Researchers in charge of the study took a close look at the activities occurring in the hippocampus area of the brain while study participants remembered memories from a virtual reality experience.

Researchers have decided to use virtual reality technology in order to explore deeper the process of how memories are assembled in our brains, and how we organize these memories within context.

Another study that was published in the Nature Communications Journal had placed volunteers into a virtual reality experience and observed what was occurring in their hippocampuses.  The researchers were able to conclude from their work that various types of memories are activated by different parts of the hippocampus.

Research conducted at the University of California looked specifically at how the brain organizes memories in relation to time context as well as space. This was done by putting study participants in a virtual reality experience.

Following this, they used fMRI with the aim of seeing what was happening in the hippocampus at the same time that the participants were experiencing memories of the specific experience.

The virtual reality experience ”took” subjects into different homes, each of which had various objects inside.  They attempted to memorize the objects in two different contexts. One, which was video (episodic memory), and the other, which was the house (spatial memory) and they saw what specifically activated specific regions of the hippocampus.

This study revealed to the researchers which area of the hippocampus is involved in recalling shared information in relation to contexts.
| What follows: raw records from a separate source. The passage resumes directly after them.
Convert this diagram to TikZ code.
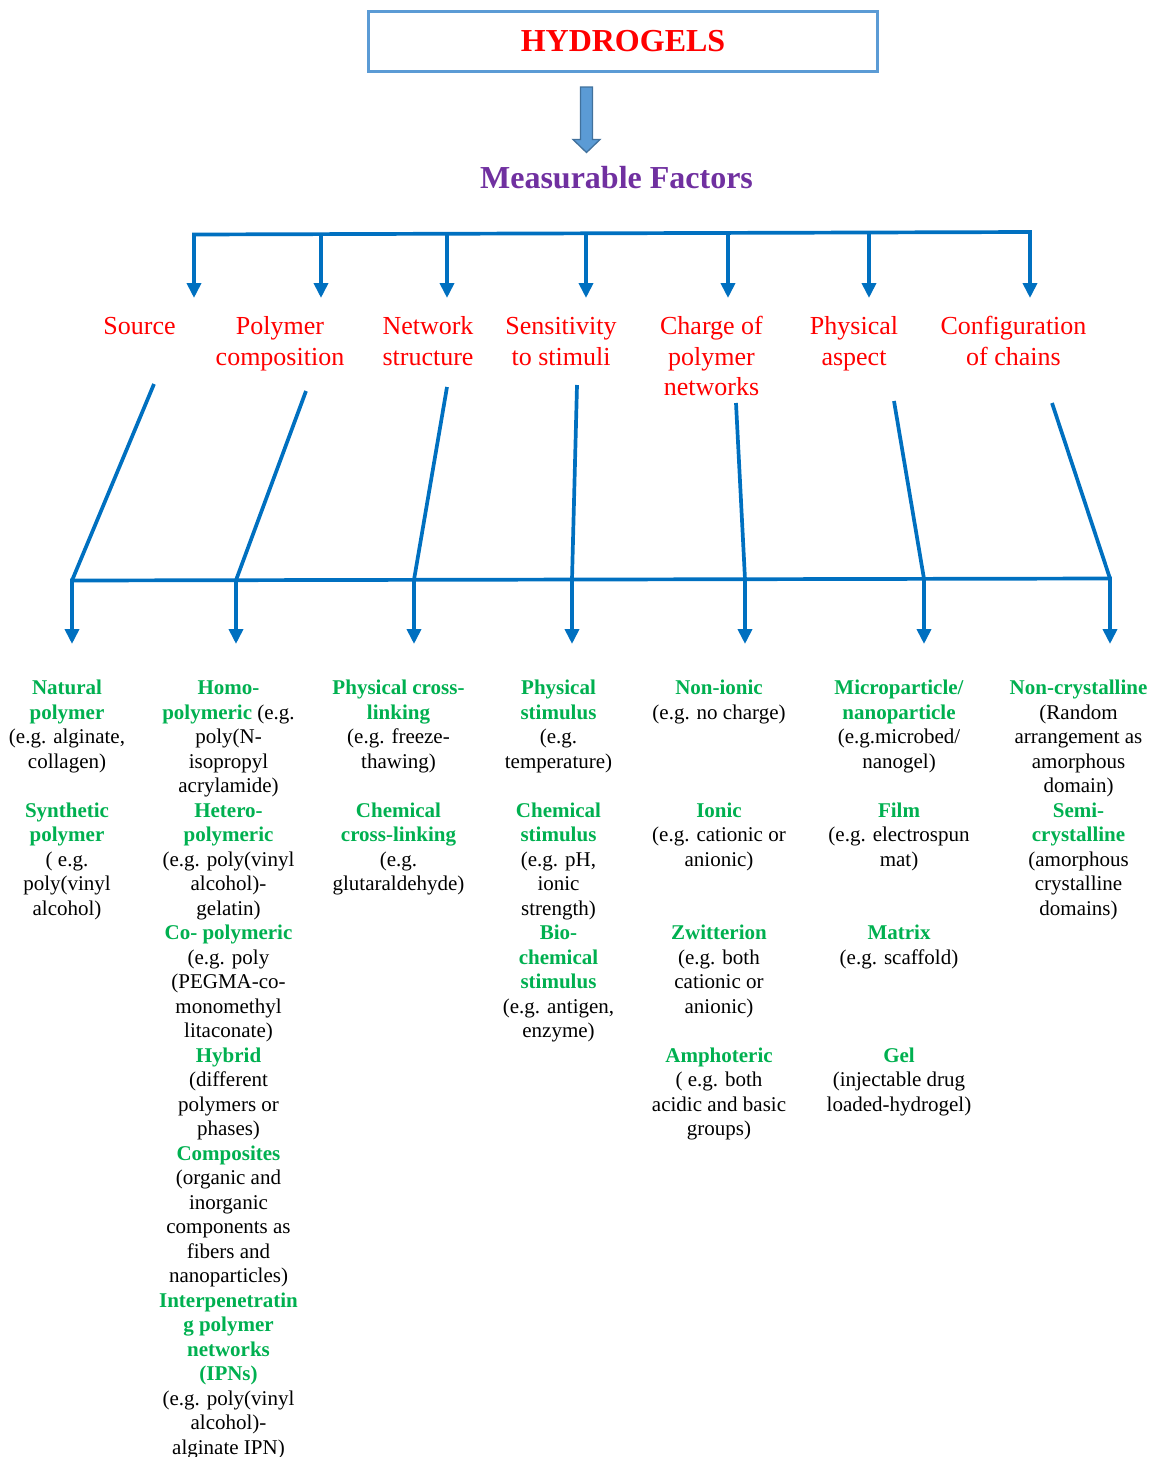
\documentclass[tikz,border=0pt]{standalone}
\usepackage{fontspec}
\setmainfont{Liberation Serif}
\usetikzlibrary{arrows.meta}
\definecolor{linkblue}{HTML}{0070C0}
\definecolor{boxblue}{HTML}{5B9BD5}
\definecolor{boxedge}{HTML}{41719C}
\definecolor{titlered}{HTML}{FF0000}
\definecolor{factorpurple}{HTML}{7030A0}
\definecolor{termgreen}{HTML}{00B050}
\newcommand\term[1]{{\bfseries\color{termgreen}#1}}
\begin{document}
\begin{tikzpicture}[x=1pt,y=-1pt,
  link/.style={draw=linkblue,line width=3.7pt},
  linkarrow/.style={link,-{Triangle[width=14pt,length=15pt]}},
  bar/.style={link,line cap=rect},
  category/.style={text=titlered,font=\fontsize{26}{30.3}\selectfont,
    align=center,inner sep=0pt,anchor=north},
  column/.style={text=black,font=\fontsize{21}{24.5}\selectfont,
    align=center,inner sep=0pt,anchor=north},
]
\useasboundingbox (0,0) rectangle (1160,1457);

% title box and block arrow
\node[draw=boxblue,line width=3pt,minimum width=509pt,minimum height=60pt,
  inner sep=0pt,text=titlered,font=\fontsize{32}{38}\selectfont\bfseries]
  (title) at (623,41.5) {HYDROGELS};
\draw[fill=boxblue,draw=boxedge,line width=1.3pt]
  (580.5,87) -- (592.5,87) -- (592.5,139.5) -- (600,139.5) -- (586.5,152.5)
  -- (573,139.5) -- (580.5,139.5) -- cycle;
\node[anchor=base,text=factorpurple,font=\fontsize{32}{38}\selectfont\bfseries]
  (factors) at (616.5,188) {Measurable Factors};

% upper bracket
\coordinate (tl) at (194,234.5);
\coordinate (tr) at (1030,232);
\coordinate (t2) at (321,234.1);
\coordinate (t3) at (447,233.7);
\coordinate (t4) at (586,233.3);
\coordinate (t5) at (728,232.9);
\coordinate (t6) at (869,232.5);
\foreach \n/\x in {1/194,2/321,3/447,4/586,5/728,6/869,7/1030}
  \coordinate (a\n) at (\x,298);
\draw[bar] (tl) -- (tr);
\draw[linkarrow] (tl) -- (a1);
\draw[linkarrow] (t2) -- (a2);
\draw[linkarrow] (t3) -- (a3);
\draw[linkarrow] (t4) -- (a4);
\draw[linkarrow] (t5) -- (a5);
\draw[linkarrow] (t6) -- (a6);
\draw[linkarrow] (tr) -- (a7);

% factor categories
\node[category] (source) at (139.5,313.3) {\strut Source};
\node[category] (composition) at (280,313.3) {\strut Polymer\\composition};
\node[category] (network) at (428,313.3) {\strut Network\\structure};
\node[category] (stimuli) at (561,313.3) {\strut Sensitivity\\to stimuli};
\node[category] (charge) at (711.5,313.3) {\strut Charge of\\polymer\\networks};
\node[category] (aspect) at (854,313.3) {\strut Physical\\aspect};
\node[category] (chains) at (1013.5,313.3) {\strut Configuration\\of chains};

% lower bracket
\coordinate (bl) at (72,580.5);
\coordinate (br) at (1110,578.5);
\coordinate (b2) at (236,580.2);
\coordinate (b3) at (414,579.8);
\coordinate (b4) at (572,579.5);
\coordinate (b5) at (745,579.2);
\coordinate (b6) at (924,578.9);
\coordinate (d1) at (154,384);
\coordinate (d2) at (306,391);
\coordinate (d3) at (447,387);
\coordinate (d4) at (577,385);
\coordinate (d5) at (736,403);
\coordinate (d6) at (894,401);
\coordinate (d7) at (1052,403);
\foreach \n/\x in {1/72,2/236,3/414,4/572,5/745,6/924,7/1110}
  \coordinate (c\n) at (\x,644);
\draw[link] (d1) -- (bl);
\draw[link] (d2) -- (b2);
\draw[link] (d3) -- (b3);
\draw[link] (d4) -- (b4);
\draw[link] (d5) -- (b5);
\draw[link] (d6) -- (b6);
\draw[link] (d7) -- (br);
\draw[bar] (bl) -- (br);
\draw[linkarrow] (bl) -- (c1);
\draw[linkarrow] (b2) -- (c2);
\draw[linkarrow] (b3) -- (c3);
\draw[linkarrow] (b4) -- (c4);
\draw[linkarrow] (b5) -- (c5);
\draw[linkarrow] (b6) -- (c6);
\draw[linkarrow] (br) -- (c7);

% hydrogel types per category
\node[column] (col1) at (67,677.3) {\strut\term{Natural}\\\term{polymer}\\(e.g. alginate,\\collagen)\\[24.5pt]\term{Synthetic}\\\term{polymer}\\( e.g.\\poly(vinyl\\alcohol)};
\node[column] (col2) at (228.5,677.3) {\strut\term{Homo-}\\\term{polymeric} (e.g.\\poly(N-\\isopropyl\\acrylamide)\\\term{Hetero-}\\\term{polymeric}\\(e.g. poly(vinyl\\alcohol)-\\gelatin)\\\term{Co- polymeric}\\(e.g. poly\\(PEGMA-co-\\monomethyl\\litaconate)\\\term{Hybrid}\\(different\\polymers or\\phases)\\\term{Composites}\\(organic and\\inorganic\\components as\\fibers and\\nanoparticles)\\\term{Interpenetratin}\\\term{g polymer}\\\term{networks}\\\term{(IPNs)}\\(e.g. poly(vinyl\\alcohol)-\\alginate IPN)};
\node[column] (col3) at (398.5,677.3) {\strut\term{Physical cross-}\\\term{linking}\\(e.g. freeze-\\thawing)\\[24.5pt]\term{Chemical}\\\term{cross-linking}\\(e.g.\\glutaraldehyde)};
\node[column] (col4) at (558.5,677.3) {\strut\term{Physical}\\\term{stimulus}\\(e.g.\\temperature)\\[24.5pt]\term{Chemical}\\\term{stimulus}\\(e.g. pH,\\ionic\\strength)\\\term{Bio-}\\\term{chemical}\\\term{stimulus}\\(e.g. antigen,\\enzyme)};
\node[column] (col5) at (719,677.3) {\strut\term{Non-ionic}\\(e.g. no charge)\\[73.5pt]\term{Ionic}\\(e.g. cationic or\\anionic)\\[49pt]\term{Zwitterion}\\(e.g. both\\cationic or\\anionic)\\[24.5pt]\term{Amphoteric}\\( e.g. both\\acidic and basic\\groups)};
\node[column] (col6) at (899,677.3) {\strut\term{Microparticle/}\\\term{nanoparticle}\\(e.g.microbed/\\nanogel)\\[24.5pt]\term{Film}\\(e.g. electrospun\\mat)\\[49pt]\term{Matrix}\\(e.g. scaffold)\\[73.5pt]\term{Gel}\\(injectable drug\\loaded-hydrogel)};
\node[column] (col7) at (1078.5,677.3) {\strut\term{Non-crystalline}\\(Random\\arrangement as\\amorphous\\domain)\\\term{Semi-}\\\term{crystalline}\\(amorphous\\crystalline\\domains)};
\end{tikzpicture}
\end{document}
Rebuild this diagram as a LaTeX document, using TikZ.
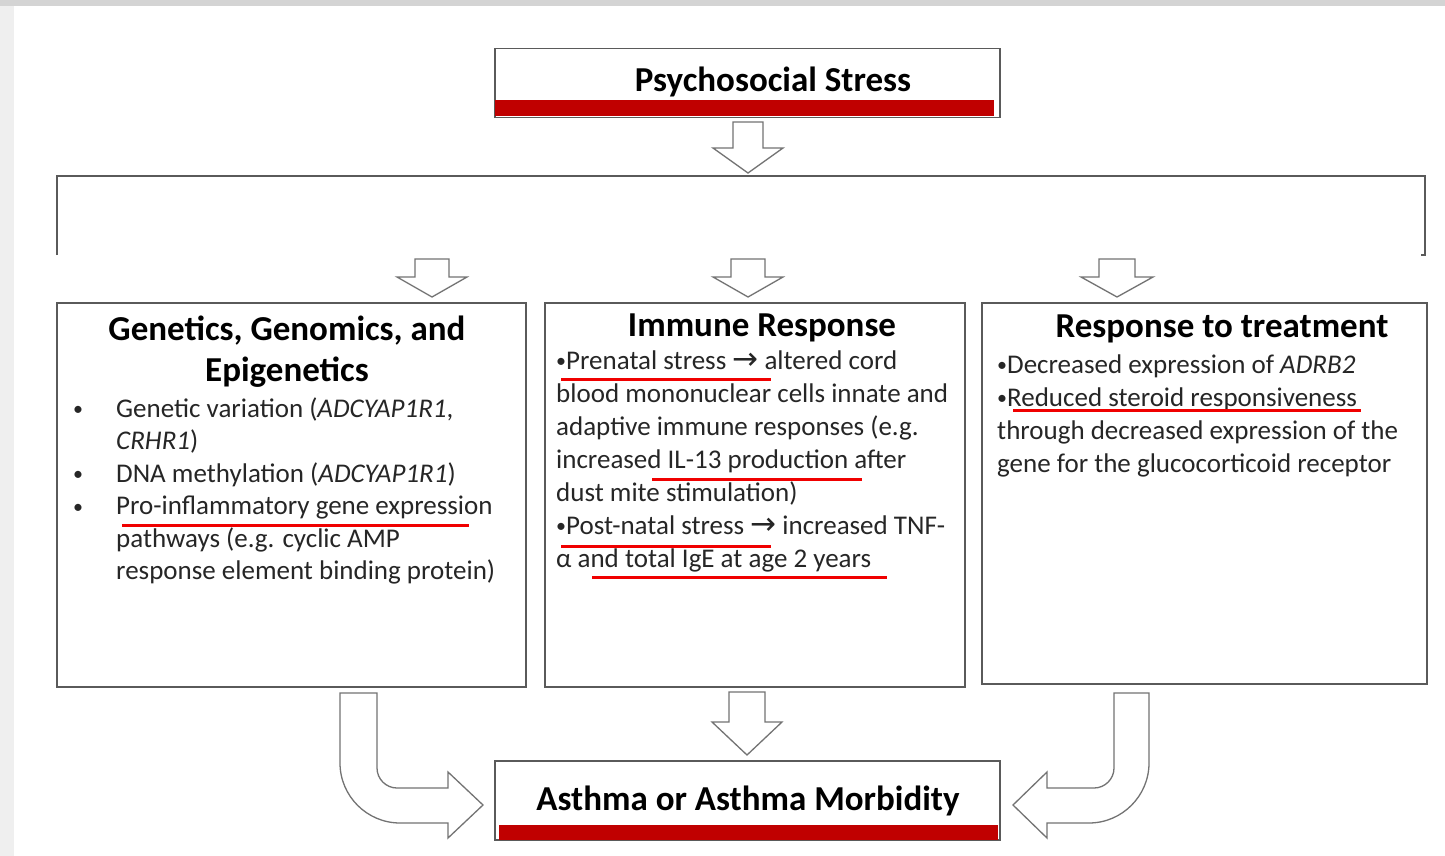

For example, virtual objects that appeared in the video.

They were also able to identify which area specifically was responsible for recalling differences in context.

Their research even contradicted previous belief that the hippocampus is mostly in charge of spatial memories, and found that it is in fact more responsible for episodic memories which are related to space and time.

This study is a wonderful example of how virtual reality technologies can be helpful and applied to medical and physiological research.

There are already existing virtual reality systems and have been specially designed for medical students to study with more realistic materials.

The future of hospitals and operating rooms may very well be equipped with a virtual reality training room in the near future.

Virtual reality systems could additionally even allow surgeons to gain more access to the area they will be operating on prior to a complex procedure.

This innovative technology could be used as a very helpful tool for the betterment of mankind, where doctors have the ability to have a 3-dimensional look at patients bodies that would otherwise not have been seen.